Some – such as the campaign Plough Back the Fruits, in which South African and international organisations work together to improve the human rights situation at the Marikana platinum mine in South Africa – also have a transnational component. While these dialogue formats were initially characterized by mutual skepticism and lack of transparency, openness has increased in recent years. Nevertheless, the exchange has reached its limits due to the lack of binding rules for corporate human rights due diligence.
Much scepticism at the beginning
Following the massacre that took place at the Marikana mine in 2012, in which 34 miners were shot dead, BASF, the mine’s main customer, initially kept a long silence. Only after public pressure from the Plough Back the Fruits campaign, which ensured that those affected had their say at shareholder meetings, did management finally react. A BASF delegation traveled to Marikana and an audit was commissioned to review the human rights situation on site. However, the South African organization Bench Marks Foundation, which has been fighting for years for the rights of those affected by the massacre, was not heard and the results of the audit remained under wraps. There was also the partial impression that the exchange with NGOs served only as a fig leaf to refer to in sustainability reports or at shareholders’ meetings.
Change of heart in companies
Even today, it cannot be said that NGOs and companies meet on an equal footing. Recently, however, a change of heart has become noticeable in some companies. Driven by the debate on binding rules for human rights due diligence, companies are realizing that respect for human rights is not only good to cultivate of one’s image, but will become a compliance issue in the near future, to which sufficient personnel and resources must be dedicated. The approach of the United Nations Guiding Principles on Business and Human Rights, which provides for consultation with potentially affected groups and other stakeholders, such as trade unions and international NGOs, plays a special role in this context. This is the only way to ensure that the measures taken by companies to prevent human rights violations do not ignore the interests of local civil society. Only if the target group has been involved in the development of complaint mechanisms, for example, will it consider them legitimate and use them to report grievances. At the same time, companies can benefit from the experience and expertise of NGOs. More and more companies are therefore specifically seeking an exchange with NGOs in order to have them check how they meet human rights due diligence requirements.

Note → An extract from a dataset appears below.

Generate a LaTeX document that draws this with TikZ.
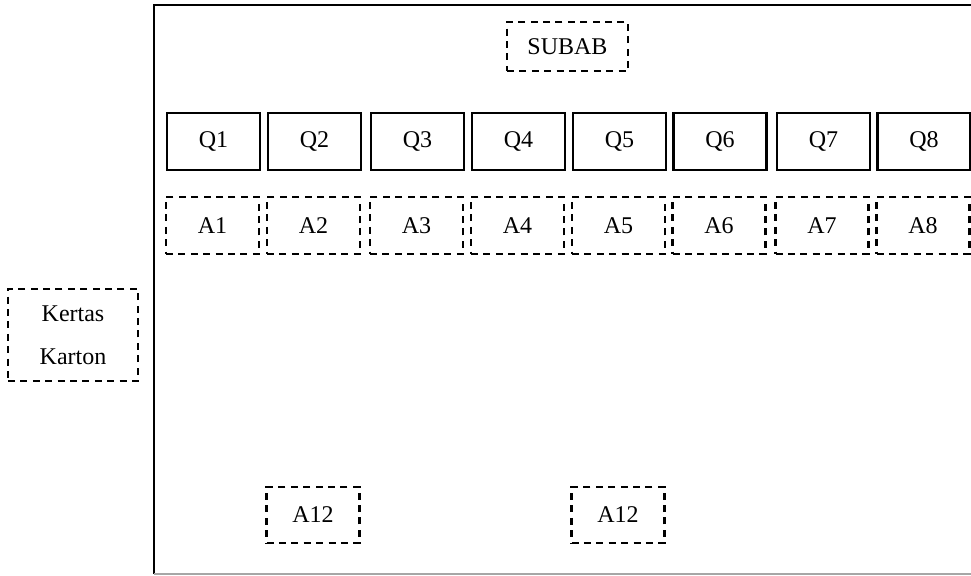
\documentclass[tikz,border=0pt]{standalone}
\usepackage{fontspec}
\setmainfont{Liberation Serif}
\begin{document}
\begin{tikzpicture}[x=0.5pt,y=-0.5pt,
  qbox/.style={draw, line width=1.3pt, minimum width=46.5pt, minimum height=28.5pt, inner sep=0pt, font=\fontsize{12}{14}\selectfont},
  abox/.style={draw, line width=1.2pt, dash pattern=on 3.5pt off 2.7pt, minimum width=46.5pt, minimum height=28.5pt, inner sep=0pt, font=\fontsize{12}{14}\selectfont}]
\useasboundingbox (0,0) rectangle (971,575);
% frame
\coordinate (fbl) at (154,574);
\coordinate (ftl) at (154,5);
\coordinate (ftr) at (971,5);
\coordinate (fbr) at (971,574);
\draw[line width=1.2pt] (fbl) -- (ftl) -- (ftr);
\draw[line width=0.6pt, gray!70] (fbl) -- (fbr);
% subab
\node[abox, minimum width=60.5pt, minimum height=24.5pt] (subab) at (567.5,46.5) {SUBAB};
% Q row
\node[qbox] (q1) at (213.5,141.5) {Q1};
\node[qbox] (q2) at (314.5,141.5) {Q2};
\node[qbox] (q3) at (417.5,141.5) {Q3};
\node[qbox] (q4) at (518.5,141.5) {Q4};
\node[qbox] (q5) at (619.5,141.5) {Q5};
\node[qbox] (q6) at (720,141.5) {Q6};
\node[qbox] (q7) at (823.5,141.5) {Q7};
\node[qbox] (q8) at (924,141.5) {Q8};
% A row
\node[abox] (a1) at (212.5,225.5) {A1};
\node[abox] (a2) at (313.5,225.5) {A2};
\node[abox] (a3) at (416.5,225.5) {A3};
\node[abox] (a4) at (517.5,225.5) {A4};
\node[abox] (a5) at (618.5,225.5) {A5};
\node[abox] (a6) at (719,225.5) {A6};
\node[abox] (a7) at (822,225.5) {A7};
\node[abox] (a8) at (923,225.5) {A8};
% A12
\node[abox, minimum height=28pt] (a12a) at (313,515) {A12};
\node[abox, minimum height=28pt] (a12b) at (618,515) {A12};
% Kertas Karton
\node[abox, minimum width=65pt, minimum height=46pt, align=center, font=\fontsize{12}{21.5}\selectfont] (kertas) at (73,335) {Kertas\\Karton};
\end{tikzpicture}
\end{document}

However, the dialogues are reaching their limits because there is a lack of a legal framework that clarifies the human rights obligations of companies and which NGOs can invoke if a full announcement in an initiative is not followed by consistent action. A supply chain law would enshrine these obligations and at the same time motivate more companies to participate in dialogues, as they would serve as feedback for practical implementation of human rights due diligence.